Com sede nos EUA, o ICANN integra, para lá de cientistas e técnicos, representantes da generalidade dos países e funciona numa lógica de geração de consensos. Até 2016, por razões históricas, estava formalmente na dependência do Departamento do Comércio dos EUA. Nessa altura, alguns países, entre os quais o Brasil e a China, defendiam que as responsabilidades do ICANN ficassem sob a alçada da ONU. Os EUA opuseram-se e uma das condições para abdicarem da ligação ao ICANN era que este não tivesse ligação a qualquer entidade que pudesse ser controlada por governos.

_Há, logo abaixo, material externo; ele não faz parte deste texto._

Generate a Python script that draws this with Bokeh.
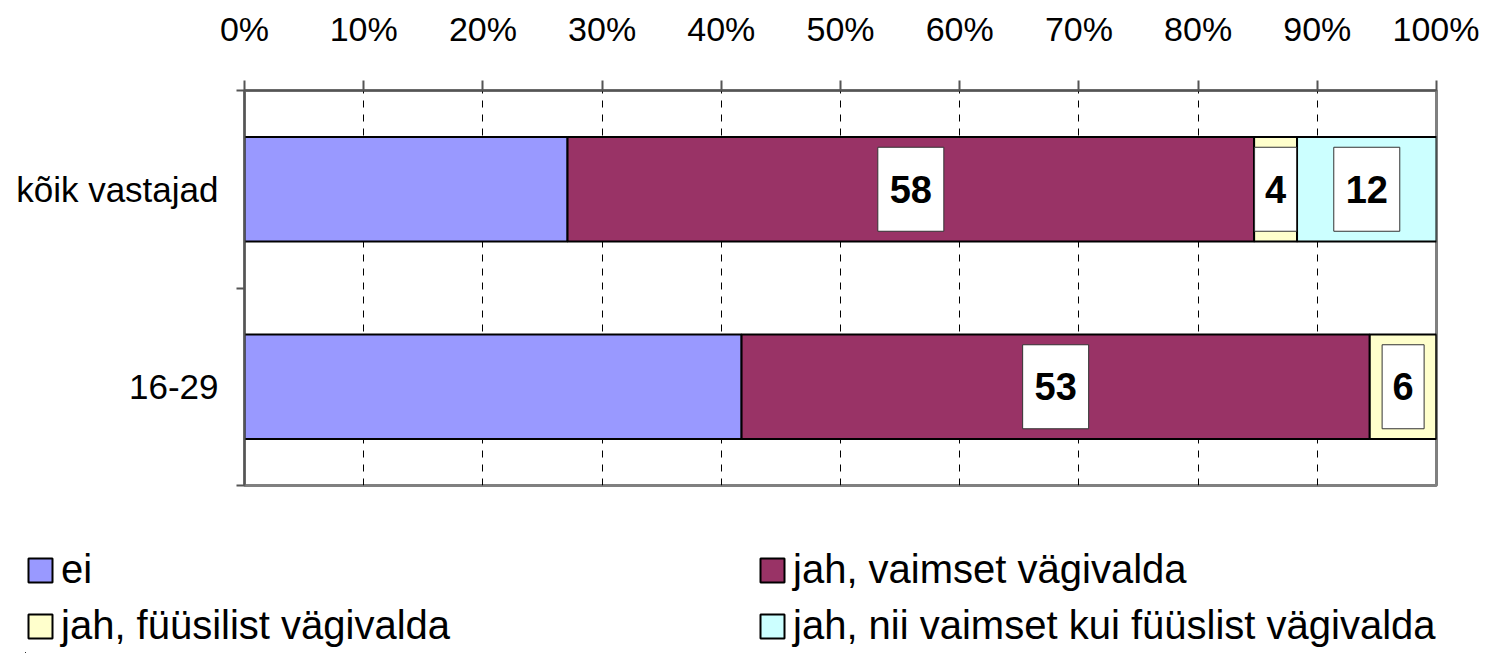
from bokeh.plotting import figure
from bokeh.layouts import column, row
from bokeh.models import (ColumnDataSource, Range1d, FixedTicker, Legend, LegendItem)
from bokeh.core.properties import value
from bokeh.embed import file_html
from bokeh.resources import INLINE

# ---- data ----
categories = ["kõik vastajad", "16-29"]
series_names = ["ei", "jah, vaimset vägivalda", "jah, füüsilist vägivalda",
                "jah, nii vaimset kui füüslist vägivalda"]
ei = [27.1, 41.7]
vaimset = [57.6, 52.7]
fuusilist = [3.6, 5.6]
molemad = [11.7, 0.0]
labeled = [False, True, True, True]   # which series carry data labels
x_ticks = [0, 10, 20, 30, 40, 50, 60, 70, 80, 90, 100]
x_tick_labels = ["0%", "10%", "20%", "30%", "40%", "50%", "60%", "70%", "80%", "90%", "100%"]

colors = ["#9999FF", "#993366", "#FFFFCC", "#CCFFFF"]
FONT = "Liberation Sans"

n = len(categories)
ypos = [n - 0.5 - i for i in range(n)]   # first category on top
keys = ["s0", "s1", "s2", "s3"]
series = [ei, vaimset, fuusilist, molemad]
data = {"y": ypos}
for k, s in zip(keys, series):
    data[k] = s
src = ColumnDataSource(data)

W, H = 1479, 500
p = figure(width=W, height=H, output_backend="svg", toolbar_location=None,
           x_range=Range1d(0, 100), y_range=Range1d(0, n),
           x_axis_location="above",
           min_border_left=244, min_border_right=W - 1436, min_border_top=90,
           min_border_bottom=H - 485)
p.outline_line_color = "#808080"
p.outline_line_width = 3

renderers = p.hbar_stack(keys, y="y", height=0.53, source=src, color=colors,
                         line_color="black", line_width=2)
for r in list(p.center):
    if isinstance(r, Legend):
        p.center.remove(r)

# top axis
xa = p.xaxis[0]
xa.ticker = FixedTicker(ticks=x_ticks)
xa.major_label_overrides = {t: l for t, l in zip(x_ticks, x_tick_labels)}
xa.major_tick_out = 10
xa.major_tick_in = 0
xa.minor_tick_out = 0
xa.axis_line_color = "#555555"
xa.axis_line_width = 2
xa.major_tick_line_color = "#555555"
xa.major_tick_line_width = 2
xa.major_label_text_font = FONT
xa.major_label_text_font_size = "34px"
xa.major_label_text_color = "black"
xa.major_label_standoff = 33

# left axis
ya = p.yaxis[0]
ya.ticker = FixedTicker(ticks=ypos, minor_ticks=list(range(n + 1)))
ya.major_label_overrides = {y: c for y, c in zip(ypos, categories)}
ya.major_tick_out = 0
ya.major_tick_in = 0
ya.minor_tick_out = 8
ya.minor_tick_in = 0
ya.minor_tick_line_color = "#555555"
ya.minor_tick_line_width = 2
ya.axis_line_color = "#555555"
ya.axis_line_width = 2
ya.major_label_text_font = FONT
ya.major_label_text_font_size = "35px"
ya.major_label_text_color = "black"
ya.major_label_standoff = 18

# grid
p.xgrid.ticker = FixedTicker(ticks=x_ticks[1:-1])
p.xgrid.grid_line_color = "black"
p.xgrid.grid_line_dash = "7 7"
p.xgrid.grid_line_width = 1
p.ygrid.grid_line_color = None

# data labels
lx, ly, lt, lw = [], [], [], []
for i in range(n):
    cum = 0.0
    for s, lab in zip(series, labeled):
        v = s[i]
        if lab and v > 0:
            txt = str(int(round(v)))
            lx.append(cum + v / 2)
            ly.append(ypos[i])
            lt.append(txt)
            lw.append(18 + 24 * len(txt))
        cum += v
lsrc = ColumnDataSource(dict(x=lx, y=ly, t=lt, w=lw))
p.rect(x="x", y="y", width="w", height=84, width_units="screen", height_units="screen",
       source=lsrc, fill_color="white", line_color="#333333", line_width=1)
p.text(x="x", y="y", text="t", source=lsrc, text_align="center", text_baseline="middle",
       text_font=value(FONT), text_font_style="bold", text_font_size="38px",
       text_color="black")

# legend in its own strip below the chart (proxy bars lie outside its view)
LH = 153
lf = figure(width=W, height=LH, output_backend="svg", toolbar_location=None,
            x_range=Range1d(1000, 1001), y_range=Range1d(10, 11),
            x_axis_type=None, y_axis_type=None,
            min_border_left=25, min_border_top=47, min_border_right=0, min_border_bottom=0)
lf.outline_line_color = None
lf_src = ColumnDataSource(data)
leg_renderers = lf.hbar_stack(keys, y="y", height=0.5, source=lf_src, color=colors,
                              line_color="black", line_width=2)
for r in list(lf.center):
    if isinstance(r, Legend):
        lf.center.remove(r)
legend = Legend(items=[LegendItem(label=nm, renderers=[r]) for nm, r in zip(series_names, leg_renderers)],
                ncols=2, location="top_left", orientation="horizontal",
                glyph_width=30, glyph_height=30, label_standoff=6,
                label_text_font=FONT, label_text_font_size="40px", label_text_color="black",
                label_height=26, label_width=685, spacing=11, padding=0, margin=0,
                border_line_color=None, background_fill_alpha=0)
lf.add_layout(legend, "center")

layout = column(p, row(lf), spacing=0)
open("out.html", "w").write(file_html(layout, INLINE))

Entre outras medidas, o ministro Fedorov pediu ao ICANN que retirasse à Rússia o controlo dos seus domínios de topo – a parte final de um endereço de Internet, como o .ru. A resposta foi um empático, mas enfático, "não".
Na carta que escreveu a Fedorov, o presidente do ICANN, Göran Marby (que é sueco-americano) lembrou que esta não é uma entidade com poder para impor sanções, que um dos objectivos é garantir "que o funcionamento da Internet não é politizado" e que a missão é "assegurar que a Internet funciona", não o contrário. Foi o argumento de princípio.
Depois, Marby observou que a Internet é um sistema descentralizado que não é controlado por uma única entidade, e que alguns dos pedidos do ministro ucraniano nem sequer eram coisas que o ICANN fosse capaz de fazer.
Por fim, o presidente do ICANN apontou que dificultar o acesso à Internet na Rússia traria mais dificuldades aos civis do que ao Governo ou aos militares, dando ainda a entender que as medidas provavelmente beneficiariam mais a própria Rússia do que a Ucrânia ou os seus aliados.
Marby tem razão: uma Internet mais restrita (que não é inconcebível que fosse aprovada por uma entidade como, por exemplo, a ONU) seria favorável a Putin. Não foi à toa que Moscovo adoptou medidas rígidas para controlar a informação que circula, incluindo criminalizar o uso da palavra guerra para definir o conflito, e bloquear o acesso a várias fontes de informação online, entre as quais redes sociais. Este impressionante artigo do New York Times indica que os esforços de propaganda de Moscovo têm alguma eficácia: há na Rússia familiares de ucranianos que não acreditam que esteja uma guerra em curso – mesmo quando estão ao telefone com filhos que lhes descrevem como as bombas chovem sobre as ruas.